Nos palcos da vida, seus rolês eram pura expressividade, entrega, energia, amor: da cabeça aos pés. E demonstravam que o seu valor transcendia as convenções. Seus discursos se conectavam mais à dinâmica social do que as histórias lineares das celebridades sem estrela. Maia, como muitos artistas de Juazeiro e Petrolina, pedia mais do que o mundo oferece. Valia mais “o gosto do que cem mil réis”.
“Lá na rua onde eu moro o povo fala que eu sou muito metido, não falo com ninguém. Não falo com ninguém desse jeito?” – questionava, com um sorriso amplo, mostrando as lacunas de sua dentadura desafortunada. Só economizava palavras para falar de sua vida pessoal, se limitando a dizer que “a família é rica, mas não tem cultura. Se tivesse, já teriam me dado um violão”, explicava, enquanto ria de sua própria conclusão.

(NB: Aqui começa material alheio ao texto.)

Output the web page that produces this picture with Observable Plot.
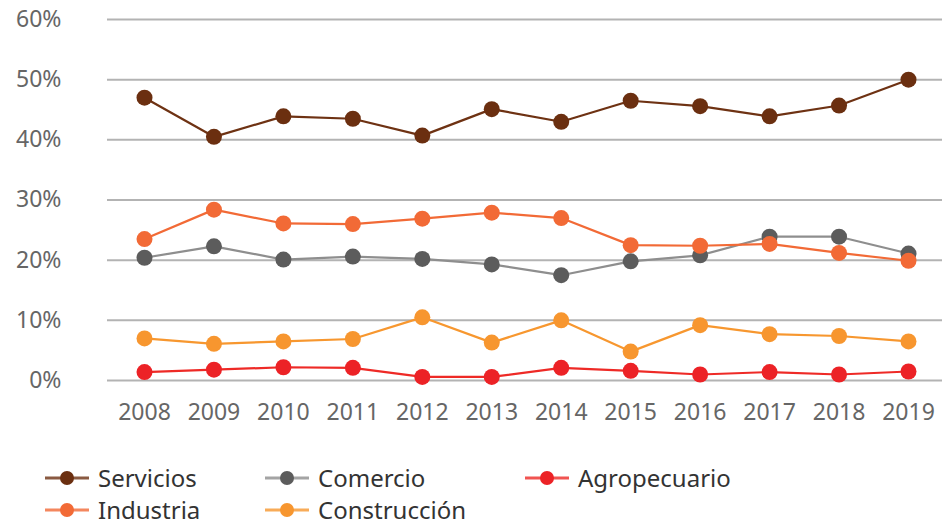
<!DOCTYPE html>
<html><head><meta charset="utf-8">
<script src="https://cdn.jsdelivr.net/npm/d3@7"></script>
<script src="https://cdn.jsdelivr.net/npm/@observablehq/plot@0.6"></script>
<style>
body{margin:0;background:#fff;font-family:"Noto Sans",sans-serif;}
#chart{width:942px;height:440px;}
#legend{position:relative;width:942px;height:86px;}
.item{position:absolute;display:flex;align-items:center;font-size:24px;color:#333;line-height:1.2;}
.item svg{margin-right:9px;}
</style></head><body>
<div id="chart"></div>
<div id="legend"></div>
<script>
const years = [2008, 2009, 2010, 2011, 2012, 2013, 2014, 2015, 2016, 2017, 2018, 2019];
const servicios    = [47.0, 40.5, 43.9, 43.5, 40.7, 45.1, 43.0, 46.5, 45.6, 43.9, 45.7, 50.0];
const comercio     = [20.4, 22.3, 20.1, 20.6, 20.2, 19.3, 17.5, 19.8, 20.8, 23.9, 23.9, 21.1];
const industria    = [23.5, 28.4, 26.1, 26.0, 26.9, 27.9, 27.0, 22.5, 22.4, 22.7, 21.2, 19.9];
const construccion = [7.0, 6.1, 6.5, 6.9, 10.5, 6.3, 10.0, 4.8, 9.2, 7.7, 7.4, 6.5];
const agropecuario = [1.4, 1.8, 2.2, 2.1, 0.6, 0.6, 2.1, 1.6, 1.0, 1.4, 1.0, 1.5];
const yTicks = [0, 10, 20, 30, 40, 50, 60];

const series = [
  {name: "Servicios", values: servicios, line: "#6e3213", dot: "#6b2f10"},
  {name: "Comercio", values: comercio, line: "#8e8e8e", dot: "#5c5c5c"},
  {name: "Industria", values: industria, line: "#f26a36", dot: "#f26a36"},
  {name: "Construcción", values: construccion, line: "#f7972f", dot: "#f7962f"},
  {name: "Agropecuario", values: agropecuario, line: "#ee2a26", dot: "#ec2226"}
];
const rows = series.flatMap(s => years.map((yr, i) => ({serie: s.name, year: yr, value: s.values[i]})));

const marks = [
  Plot.ruleY(yTicks, {stroke: "#b3b3b3", strokeWidth: 2})
];
for (const s of series) {
  const d = rows.filter(r => r.serie === s.name);
  marks.push(Plot.line(d, {x: "year", y: "value", stroke: s.line, strokeWidth: 2.2}));
  marks.push(Plot.dot(d, {x: "year", y: "value", fill: s.dot, r: 8}));
}
marks.push(Plot.axisX({ticks: years, tickSize: 0, tickPadding: 23, tickFormat: d => String(d), fontSize: 23, label: null}));
marks.push(Plot.axisY({ticks: yTicks, tickSize: 0, tickPadding: 46, tickFormat: d => d + "%", fontSize: 23, label: null}));

const chart = Plot.plot({
  width: 942, height: 440,
  marginLeft: 107, marginRight: 0, marginTop: 19, marginBottom: 60,
  style: {fontFamily: "Noto Sans", color: "#666", background: "#fff"},
  x: {domain: [2008, 2019], range: [144, 908], label: null},
  y: {domain: [0, 60], label: null},
  marks
});
document.getElementById("chart").appendChild(chart);

const legendPos = {
  "Servicios": [45, 38], "Comercio": [265, 38], "Agropecuario": [525, 38],
  "Industria": [45, 70], "Construcción": [265, 70]
};
const legend = document.getElementById("legend");
for (const s of series) {
  const [lx, ly] = legendPos[s.name];
  const div = document.createElement("div");
  div.className = "item";
  div.style.left = lx + "px";
  div.style.top = (ly - 15) + "px";
  div.style.height = "30px";
  div.innerHTML = `<svg width="44" height="24"><line x1="0" x2="44" y1="12" y2="12" stroke="${s.line}" stroke-width="3" opacity="0.8"/><circle cx="22" cy="12" r="7" fill="${s.dot}"/></svg><span>${s.name}</span>`;
  legend.appendChild(div);
}
</script>
</body></html>
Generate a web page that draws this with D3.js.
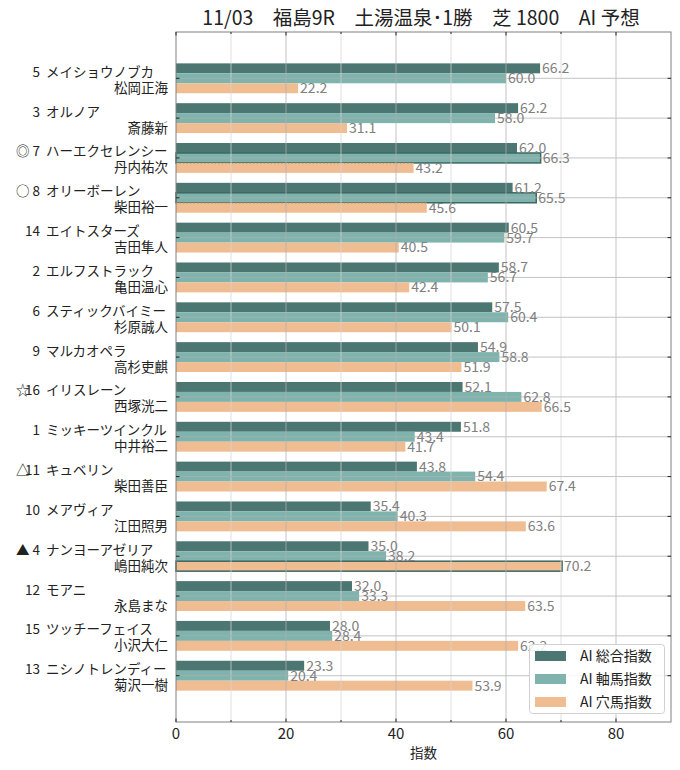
<!DOCTYPE html>
<html><head><meta charset="utf-8">
<script src="https://cdn.jsdelivr.net/npm/d3@7"></script>
<style>
body{margin:0;background:#fff;}
text{font-family:"Noto Sans CJK JP","Noto Sans",sans-serif;}
</style></head>
<body><svg id="c" width="680" height="770"></svg>
<script>
const titleText = "11/03　福島9R　土湯温泉･1勝　芝 1800　AI 予想";
const marks = ["", "", "◎", "○", "", "", "", "", "☆", "", "△", "", "▲", "", "", ""];
const numbers = ["5", "3", "7", "8", "14", "2", "6", "9", "16", "1", "11", "10", "4", "12", "15", "13"];
const horses = ["メイショウノブカ", "オルノア", "ハーエクセレンシー", "オリーボーレン", "エイトスターズ", "エルフストラック", "スティックバイミー", "マルカオペラ", "イリスレーン", "ミッキーツインクル", "キュベリン", "メアヴィア", "ナンヨーアゼリア", "モアニ", "ツッチーフェイス", "ニシノトレンディー"];
const jockeys = ["松岡正海", "斎藤新", "丹内祐次", "柴田裕一", "吉田隼人", "亀田温心", "杉原誠人", "高杉吏麒", "西塚洸二", "中井裕二", "柴田善臣", "江田照男", "嶋田純次", "永島まな", "小沢大仁", "菊沢一樹"];
const sogo = [66.2, 62.2, 62.0, 61.2, 60.5, 58.7, 57.5, 54.9, 52.1, 51.8, 43.8, 35.4, 35.0, 32.0, 28.0, 23.3];
const jiku = [60.0, 58.0, 66.3, 65.5, 59.7, 56.7, 60.4, 58.8, 62.8, 43.4, 54.4, 40.3, 38.2, 33.3, 28.4, 20.4];
const ana  = [22.2, 31.1, 43.2, 45.6, 40.5, 42.4, 50.1, 51.9, 66.5, 41.7, 67.4, 63.6, 70.2, 63.5, 62.2, 53.9];
// which series is outlined for each horse (-1 none, 1 = 軸馬, 2 = 穴馬)
const highlight = [-1, -1, 1, 1, -1, -1, -1, -1, -1, -1, -1, -1, 2, -1, -1, -1];
const seriesNames = ["AI 総合指数", "AI 軸馬指数", "AI 穴馬指数"];
const seriesColors = ["#4b7671", "#7eb4ad", "#f0bd92"];
const xTicks = [0, 20, 40, 60, 80];
const xMinor = [10, 30, 50, 70];
const xLabel = "指数";

const svg = d3.select("#c");
const L = 176, R = 671, T = 32, B = 722;
const x = d3.scaleLinear().domain([0, 90]).range([L, R]);
const y = d3.scaleLinear().domain([-1.1625, 16.1625]).range([T, B]);
const bh = y(0.25) - y(0);
const series = [sogo, jiku, ana];
const offsets = [-0.25, 0, 0.25];

// bars
const g = svg.append("g");
series.forEach((vals, s) => {
  g.selectAll(null).data(vals).enter().append("rect")
    .attr("x", x(0))
    .attr("y", (d, i) => y(i + offsets[s]) - bh / 2)
    .attr("width", d => x(d) - x(0))
    .attr("height", bh)
    .attr("fill", seriesColors[s])
    .attr("stroke", (d, i) => highlight[i] === s ? "#3c6861" : "none")
    .attr("stroke-width", 1.5);
});
// faint dotted edge on orange bars in ◎/○ groups
const dotted = ana.map((v, i) => ({v, i})).filter(o => highlight[o.i] === 1);
g.selectAll(null).data(dotted).enter()
  .append("line")
  .attr("x1", x(0)).attr("x2", d => x(d.v))
  .attr("y1", d => y(d.i + 0.25) - bh / 2 + 0.5)
  .attr("y2", d => y(d.i + 0.25) - bh / 2 + 0.5)
  .attr("stroke", "#d99a6a").attr("stroke-width", 1).attr("stroke-dasharray", "1.5,2");

// grid on top
const grid = svg.append("g").attr("opacity", 0.75);
grid.selectAll(null).data(xMinor).enter().append("line")
  .attr("x1", d => x(d)).attr("x2", d => x(d)).attr("y1", T).attr("y2", B)
  .attr("stroke", "#d6d6d6").attr("stroke-width", 1);
grid.selectAll(null).data(xTicks.slice(1)).enter().append("line")
  .attr("x1", d => x(d)).attr("x2", d => x(d)).attr("y1", T).attr("y2", B)
  .attr("stroke", "#b0b0b0").attr("stroke-width", 1);
grid.selectAll(null).data(numbers).enter().append("line")
  .attr("x1", L).attr("x2", R).attr("y1", (d, i) => y(i)).attr("y2", (d, i) => y(i))
  .attr("stroke", "#b0b0b0").attr("stroke-width", 1);

// value labels
series.forEach((vals, s) => {
  svg.append("g").selectAll(null).data(vals).enter().append("text")
    .attr("x", d => x(d) + 2)
    .attr("y", (d, i) => y(i + offsets[s]))
    .attr("dy", "0.35em")
    .attr("font-size", 14).attr("fill", "#808080")
    .text(d => d.toFixed(1));
});

// frame
svg.append("rect").attr("x", L).attr("y", T).attr("width", R - L).attr("height", B - T)
  .attr("fill", "none").attr("stroke", "#808080").attr("stroke-width", 1);

// ticks (inward)
const tk = svg.append("g").attr("stroke", "#222").attr("stroke-width", 1);
xTicks.concat(xMinor).forEach(v => {
  const len = xTicks.includes(v) ? 3.5 : 2;
  tk.append("line").attr("x1", x(v)).attr("x2", x(v)).attr("y1", B).attr("y2", B - len);
  tk.append("line").attr("x1", x(v)).attr("x2", x(v)).attr("y1", T).attr("y2", T + len);
});
numbers.forEach((d, i) => {
  tk.append("line").attr("x1", L).attr("x2", L + 3.5).attr("y1", y(i)).attr("y2", y(i));
  tk.append("line").attr("x1", R).attr("x2", R - 3.5).attr("y1", y(i)).attr("y2", y(i));
});

// x axis labels
svg.append("g").selectAll(null).data(xTicks).enter().append("text")
  .attr("x", d => x(d)).attr("y", B + 17).attr("text-anchor", "middle")
  .attr("font-size", 15).attr("fill", "#222").text(d => d);
svg.append("text").attr("x", (L + R) / 2).attr("y", B + 36).attr("text-anchor", "middle")
  .attr("font-size", 13.5).attr("fill", "#222").text(xLabel);

// y labels
const yl = svg.append("g").attr("font-size", 13.5).attr("fill", "#222");
numbers.forEach((n, i) => {
  const cy = y(i);
  if (marks[i]) yl.append("text").attr("x", 16).attr("y", cy - 1.5).text(marks[i]);
  yl.append("text").attr("x", 40).attr("y", cy - 1.5).attr("text-anchor", "end").text(n);
  yl.append("text").attr("x", 46).attr("y", cy - 1.5).text(horses[i]);
  yl.append("text").attr("x", 168).attr("y", cy + 14.5).attr("text-anchor", "end").text(jockeys[i]);
});

// title
svg.append("text").attr("x", 421).attr("y", 25).attr("text-anchor", "middle")
  .attr("font-size", 19.5).attr("fill", "#222").text(titleText);

// legend
const lg = svg.append("g");
lg.append("rect").attr("x", 529.5).attr("y", 644.5).attr("width", 135).attr("height", 69)
  .attr("rx", 3).attr("fill", "#fff").attr("fill-opacity", 0.85).attr("stroke", "#d0d0d0");
seriesNames.forEach((nm, s) => {
  const ry = 656 + s * 23;
  lg.append("rect").attr("x", 535).attr("y", ry - 5).attr("width", 31).attr("height", 10).attr("fill", seriesColors[s]);
  lg.append("text").attr("x", 580).attr("y", ry).attr("dy", "0.35em").attr("font-size", 14).attr("fill", "#222").text(nm);
});
</script></body></html>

E seguia, solitário, sempre rindo e sempre cantando, sempre sério e sempre calado, sempre lindo e sempre, sempre, sempre… Até mesmo na manhã desta quarta-feira, 3 de fevereiro de 2016, quando, vestido de sua última roupa, foi compor a orquestra de Deus. Para sempre…
Por Luís Osete Carvalho
11 comentários
05 de Feb / 2016 às 23h56
Lindo texto! so quem o conheceu pôde ter o prazer de se maravilhar com o jeito dele de fazer o bem. Fico feliz em saber que muitos de nós achávamos ele estranho ou até de outro mundo, , porém para Deus ele sempre foi o filho perdido. mas quando ele la chegou, teve festa no céu. Quando cantei com ele pela primeira vez, foi no calçadão de assis. na praça da misericórdia. Tempos bons, que não voltam mais. Parabéns pelo seu texto.
06 de Feb / 2016 às 06h50
Grande Maia Me recordo das vezes que iamos para Praça da Catedral eu, ele o Ayti e ficávamos conversando horas e horas . Ninguém dava nada por ele , mais só quem convivia percebia o grande homem que ele era
06 de Feb / 2016 às 07h37
Luís, parabéns pelo texto e pela homenagem. Eu não conheci o Maia, mas depois dessa leitura, sinto o que perdi.
06 de Feb / 2016 às 08h18
ALGUMAS VEZES PARAVA PARA TROCAR UMAS IDÉIAS COM ELE. E SEMPRE EU APRENDIA MAIS UM POUCO COM SUAS PALAVRAS.
06 de Feb / 2016 às 09h54
Belo texto...e apenas 4 comentários! Se fosse um "texto" de um certo professor - conhecido por vomitar palavras que traduzem o nada e nunca chegam a lugar nenhum - teríamos uma centena de comentários tão bobos e rasos como o palavreado do autor. Juazeirinho é a terra do "verniz cultural", definitivamente. Parabéns Luís, apareça mais vezes .
06 de Feb / 2016 às 10h26
Parabéns, conseguiu traduzir de forma sutil e eloquente a figura de Maia, o andarilho solitário das noites. Bela homenagem, mais uma vez parabéns!!!!
06 de Feb / 2016 às 13h32
Ele faleceu de que,pois ele parecia não está doente,
06 de Feb / 2016 às 14h00
Mundo Cão, só se valoriza o caráter e a personalidade de um Homem depois que morre. Como dizia Vicente Celestino " Quero somente que na tumba em que repousar, um ébrio louco como eu, venha depositar..."
06 de Feb / 2016 às 17h18
Ai me vem um tal de Otoniel Godim escrever asneiras se achando um escritor, escritor é esse ai GODIM, aprenda com LUIZ a escrever, ai antes de escrever as suas besteiras, sem fundamento e sem logica.
06 de Feb / 2016 às 19h44
Seu maia nosso jimy cliff que Deus o tenha num bom lugar
07 de Feb / 2016 às 09h36
Poxa, parabéns pelo texto, este expressa parte da personalidade desse bom homem. Mas cá entre nós, porque quase nunca encontramos bons e autênticos poemas como o seu. Cara apareça mais, são talentos como o seu e do seu senhor Maia que o homem racional procura. Mais uma vez, PARABÉNS!